The Real Issue Of The Month

I feel like there is not nearly enough discussion about…

The SAG Strike Or Non-Strike

Here is my simple answer. SAG lost their strike the day that WGA struck last November.

I hate to be a dog with an old bone, but the idea of a late year, single guild/union strike is just not viable. I can’t speak for all years past, but I can certainly backup the argument in the current structure of this industry.

For all the rage, union/guild deals with AMPTP are, generally, a matter of process. Small victories are won and lost, but the studio side designs its game to allow for just enough for the guilds/unions so as to avoid painful strikes and/or the destruction of the unions/guilds under the weight of their own efforts to make greater progress.

But right now, we are facing real change, not unlike the United States economy. The cycle of getting fat and then being forced into severe fiscal diets has gone on for years, but the deep pockets of conglomerates have made it all too easy to overreach and now, is making the reductions that much more profound.

The evolution of online media is both a red herring and a major issue. But the unions have not been good about making the distinction between one and another, leaking either money or sympathy out of either side of the discussion.

The problem for SAG, from the start of the strike season, is that digital, in the form of reruns, is a real life and death issue of the community of working actors who are just barely hanging on. WGA was, to a great extent, worrying about making a good living. A significant number of SAG members are facing a much more direct threat to paying rent and having health insurance.

But all of this is now in the rearview mirror.

SAG couldn’t get WGA to wait… to develop a unified front… and now they are the last union negotiating. Nothing SAG achieves could have any direct effect on the other unions/guilds for years. So none of their goals will play as being in the name of the industry, only of actors.

The timing could not have been worse for SAG in terms of the ongoing civil war inside the guild. Alan Rosenberg and his followers are virtually forced to take the hardest line, because the reality is that if they show any weakness, the “other side” will regain control of the union, there will be an AFTRA merger, and the very real concerns that Team Rosenberg has about the contract extension that AFTRA already agreed to, will become the law, and an entire slice of working actors are likely to be pushed out of the profession for financial reasons.

Of course, people don’t want to think about all that. They just want to know… is there going to be a strike and will it mess with their life’s pleasures?

And the answer has to be, I don’t know.

What I do know is that a SAG strike will not be successful in achieving anything that is not already on the table or that AMPTP is already prepared to put on the table.
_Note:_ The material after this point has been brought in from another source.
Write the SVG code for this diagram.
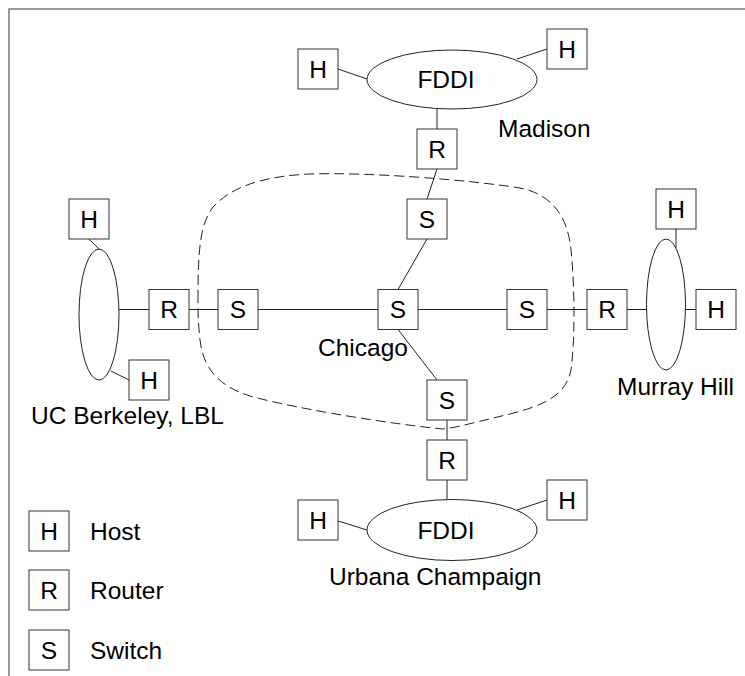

In my opinion, what SAG needs to do, at this point, is to pick some very achievable goals and to start promotion in the media to make their demands accessible. There is ZERO support out there for this strike right now. And SAG desperately needs the industry not to be just wondering about a strike and whether it will hurt the Oscars (in reality, this did nothing to move things along for WGA), but questioning why AMPTP won’t just make a few more concessions so that everyone can go back to work with confidence.

My fear is that Team Rosenberg, feeling cornered, will look at WGA – which didn’t get a deal that helped SAG achieve its goals – at least moving forward and authorize a poorly conceived strike. We may have already passed the point where SAG can avoid being eaten by AFTRA. But burning down the house is not going make things any better.